Monitoring jobs
The RTM JobIQ (Grid Heuristics) tab provides LSF users a customizable view of their workload compared to the workload of other users. JobIQ also provides multiple cross sections of both users and cluster-wide data contained in RTM.
JobIQ displays information about all your jobs, and compares those jobs to jobs from all other users. It gives you insight into whether your jobs are running longer than they typically run. Two days of job history give you a view into your running and finished jobs. You can also control your jobs directly including requeue, kill, suspend, and other job actions.
Use JobIQ to determine the status of all of your jobs by queue and project. See how many jobs are running, pending, and suspended, or where your job is in the queue compared to other uses. You can also see the exit reasons for jobs that exited abnormally.
Filter the job view
Customize your view, including the panes to display, and the user to view. You can save those settings for the next time you use the page. The RTM administrator can also set the JobIQ page to be a user's default page on login.
Filter your job view by common problems to show just the information that you want to see. Choose the user, cluster, and queue.
Choose the Views and Charts that you want to see in your JobIQ dashboard.
Limit the amount of rows of information displayed in each table (All, 5, 10, or 20 records), and choose how often to refresh the view (1 - 5 minutes, or never).
See your workload history
View your workload history for the last two days. The Summary view creates the Current Status by Cluster (all Queues) table, which shows pending, running, and suspended jobs in all queues, including the number of jobs finished and exited per hour, hourly throughput, and 5-minute throughput.
View your overall workload across multiple clusters
The Daily Throughput by Cluster table shows totals for finished and exited jobs for the current and previous day. Average TT Today shows the mean turnaround time for all jobs that ran today. Turnaround time is the total number of minutes from job submission to job finish.
- Pending jobs per queue over the jobs that are pending ahead of yours based on the LSF fairshare scheduling dynamic priority. For example, a pending job display of 670 / 230 means that you have 670 pending jobs for your project, and all other users have 230 pending jobs ahead of you in the same queue.
- Running and suspending jobs over other users with running and suspended jobs in the same queue.
- Hourly and 5-minute throughput over other users throughput in the same queue is shown under TPut(1Hr) and TPut(5Min).
- Based on both the runtime heuristics of the 70th percentile of job run time for project in that queue and throughput, Estimate shows an estimate of when your jobs are expected to complete.

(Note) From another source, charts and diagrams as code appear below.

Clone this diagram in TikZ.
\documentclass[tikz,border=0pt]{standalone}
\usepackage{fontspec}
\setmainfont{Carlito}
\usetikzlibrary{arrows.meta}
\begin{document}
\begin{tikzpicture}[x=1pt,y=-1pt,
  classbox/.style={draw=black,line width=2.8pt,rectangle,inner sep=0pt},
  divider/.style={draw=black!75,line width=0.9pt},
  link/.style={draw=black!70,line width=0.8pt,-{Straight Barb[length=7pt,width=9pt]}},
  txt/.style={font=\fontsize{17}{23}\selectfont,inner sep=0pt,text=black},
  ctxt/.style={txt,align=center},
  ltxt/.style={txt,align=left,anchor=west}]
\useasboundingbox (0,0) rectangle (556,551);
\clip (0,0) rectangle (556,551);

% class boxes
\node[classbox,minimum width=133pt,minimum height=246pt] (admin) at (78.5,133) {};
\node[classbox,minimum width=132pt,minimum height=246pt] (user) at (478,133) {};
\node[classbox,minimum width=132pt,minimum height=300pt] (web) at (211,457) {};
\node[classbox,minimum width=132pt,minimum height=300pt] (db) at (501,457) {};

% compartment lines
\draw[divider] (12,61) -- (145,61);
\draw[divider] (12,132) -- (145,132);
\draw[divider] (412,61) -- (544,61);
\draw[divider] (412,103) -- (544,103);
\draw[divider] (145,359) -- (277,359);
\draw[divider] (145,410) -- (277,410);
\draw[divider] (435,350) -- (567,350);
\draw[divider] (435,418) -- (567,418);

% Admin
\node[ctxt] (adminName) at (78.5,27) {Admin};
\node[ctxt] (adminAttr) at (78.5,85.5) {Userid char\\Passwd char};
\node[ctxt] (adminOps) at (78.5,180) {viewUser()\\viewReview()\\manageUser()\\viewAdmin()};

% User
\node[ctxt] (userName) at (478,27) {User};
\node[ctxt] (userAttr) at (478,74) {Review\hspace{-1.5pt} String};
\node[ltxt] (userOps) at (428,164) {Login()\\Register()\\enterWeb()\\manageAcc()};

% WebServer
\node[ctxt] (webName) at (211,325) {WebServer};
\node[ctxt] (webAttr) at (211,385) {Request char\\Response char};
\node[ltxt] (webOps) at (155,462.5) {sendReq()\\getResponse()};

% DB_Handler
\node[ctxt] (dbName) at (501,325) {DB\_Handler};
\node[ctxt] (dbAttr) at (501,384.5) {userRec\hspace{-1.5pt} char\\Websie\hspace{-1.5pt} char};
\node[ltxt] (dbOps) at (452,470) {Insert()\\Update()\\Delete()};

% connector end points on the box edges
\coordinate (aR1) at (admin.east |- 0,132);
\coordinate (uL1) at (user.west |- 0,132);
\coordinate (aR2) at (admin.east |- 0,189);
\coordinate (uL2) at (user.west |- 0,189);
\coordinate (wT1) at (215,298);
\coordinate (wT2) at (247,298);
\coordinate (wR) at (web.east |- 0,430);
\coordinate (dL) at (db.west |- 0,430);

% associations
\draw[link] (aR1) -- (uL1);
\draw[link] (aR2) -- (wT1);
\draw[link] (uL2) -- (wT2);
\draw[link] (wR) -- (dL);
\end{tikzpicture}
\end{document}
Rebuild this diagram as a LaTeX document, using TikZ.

- Several warning types are shown in a "stoplight graph". The graph gives status for idle jobs, slow jobs, jobs with dependencies, and memory exceptions.

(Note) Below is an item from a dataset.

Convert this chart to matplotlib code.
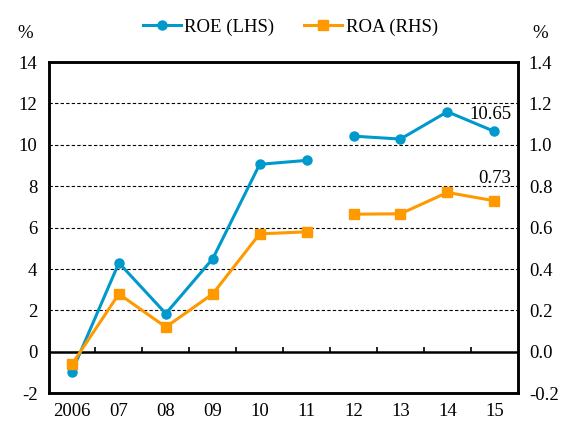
import numpy as np
import matplotlib
matplotlib.use("Agg")
import matplotlib.pyplot as plt

plt.rcParams['font.family'] = ['Liberation Serif', 'DejaVu Serif']
plt.rcParams['axes.unicode_minus'] = False

# data
years = ["2006", "07", "08", "09", "10", "11", "12", "13", "14", "15"]
roe = [-0.95, 4.3, 1.85, 4.5, 9.06, 9.25, 10.42, 10.28, 11.6, 10.65]
roa = [-0.06, 0.28, 0.12, 0.28, 0.57, 0.58, 0.665, 0.667, 0.77, 0.73]
left_ticks = [-2, 0, 2, 4, 6, 8, 10, 12, 14]
right_ticks = [-0.2, 0.0, 0.2, 0.4, 0.6, 0.8, 1.0, 1.2, 1.4]

blue = "#0099cc"
orange = "#ff9900"
fs = 13.5

fig = plt.figure(figsize=(5.64, 4.22), dpi=100)
ax = fig.add_axes([0.086, 0.068, 0.832, 0.785])
ax2 = ax.twinx()

x = np.arange(len(years))
# series break between 11 and 12
cut = 6
ax.plot(x[:cut], roe[:cut], color=blue, lw=2.2, marker="o", ms=6.5, label="ROE (LHS)", zorder=4)
ax.plot(x[cut:], roe[cut:], color=blue, lw=2.2, marker="o", ms=6.5, zorder=4)
ax2.plot(x[:cut], roa[:cut], color=orange, lw=2.2, marker="s", ms=6.5, label="ROA (RHS)", zorder=4)
ax2.plot(x[cut:], roa[cut:], color=orange, lw=2.2, marker="s", ms=6.5, zorder=4)

ax.set_xlim(-0.5, len(years) - 0.5)
ax.set_ylim(-2, 14)
ax2.set_ylim(-0.2, 1.4)

ax.set_yticks(left_ticks)
ax.set_yticklabels([str(t) for t in left_ticks])
ax2.set_yticks(right_ticks)
ax2.set_yticklabels(["%.1f" % t for t in right_ticks])
ax.set_xticks(x)
ax.set_xticklabels(years)

ax.tick_params(axis="y", length=0, pad=8, labelsize=fs)
ax2.tick_params(axis="y", length=0, pad=8, labelsize=fs)
ax.tick_params(axis="x", length=0, pad=7, labelsize=fs)

for a in (ax, ax2):
    for s in a.spines.values():
        s.set_linewidth(1.8)

# dashed grid and zero line
for t in left_ticks[2:-1]:
    ax.axhline(t, color="black", lw=0.8, ls=(0, (3, 2)), zorder=1)
ax.axhline(0, color="black", lw=1.8, zorder=2)
# small ticks on the zero line between categories
ax.vlines(x[:-1] + 0.5, 0, 0.22, color="black", lw=1.2, zorder=2)

ax.annotate("10.65", (x[-1], roe[-1]), xytext=(-3, 6), textcoords="offset points",
            ha="center", va="bottom", fontsize=fs)
ax2.annotate("0.73", (x[-1], roa[-1]), xytext=(0, 10), textcoords="offset points",
             ha="center", va="bottom", fontsize=fs)

fig.text(0.044, 0.92, "%", ha="center", va="center", fontsize=fs)
fig.text(0.958, 0.92, "%", ha="center", va="center", fontsize=fs)

h1, l1 = ax.get_legend_handles_labels()
h2, l2 = ax2.get_legend_handles_labels()
fig.legend(h1 + h2, l1 + l2, loc="center", bbox_to_anchor=(0.515, 0.935), ncol=2,
           frameon=False, fontsize=fs, handlelength=2.0, columnspacing=1.6,
           handletextpad=0.2)

fig.savefig("out.png", dpi=100)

- Idle Jobs is red if you have running jobs that are not using any CPU time
- Long Jobs is red if your jobs exceed the 90th percentile of jobs from the queue and project with the same resource requirements
- Pend Dpnd is yellow if the job has dependencies, and red if you have invalid job dependencies
- Mem Use is yellow if your jobs are using less memory than you reserved and red if your jobs are using much more memory than you reserved
In the Current Status by Queue/Project table, click the name of a queue or project to see charts in the Graphs pane. The graphs also summarize pending, running, and finished jobs for the selected time period. Multiple time series graphs of your workload as compared to others over the time period that is selected in the filter area are displayed. On the General pane, the grid heuristics plug-in provides multiple high-level graphs, by queue, that summarize memory usage and job throughput over the selected time period.
View the resources that your workload is consuming
View the resources that your workload is consuming resources as compared to other users. In the Current Status by Queue/Project table, click the number of jobs that are pending, running, or suspended to show a list of jobs in that state. In the page, filter the job list by cluster, queue, project, or job status, and export the table to a .csv file for further analysis. Warning status for each job is shown in the list: idle jobs, slow jobs, jobs with dependencies, and memory exceptions
Click a job ID in the job listing table to see details about that job.
In the job details view, use Job Graphs to see graphs of resource usage for the job. The graphs show memory consumption, CPU time, and running process IDs (PIDs) for the job, and the variation over time for those resources. The Hosts Graphs shows various host-based statistics for the job.
View license usage
The Feature Checkouts for User table allows you to examine license usage by user. The page also contains a column to show checked out licenses.
View Pending Reasons by Queue
The View Pending Reasons by Queue for User table displays the number of pending jobs per user and their reasons, as well as the time spent pending.
See which jobs have exceptions
Choose Exit Analysis to get insight into potential problem jobs. The Exit Analysis by Queue/Project table shows Jobs that have either runtime, idling, or memory exceptions over the last day. You can then drill down to control those jobs. The exit analysis page shows the number of jobs that exited and the LSF exit reason.
Control your jobs
In the Choose an action menu to control any of your jobs in the list. Move jobs up and down in the queue, switch jobs to another queue, force jobs to run now (with appropriate permission), suspend, resume, kill, requeue, or signal jobs.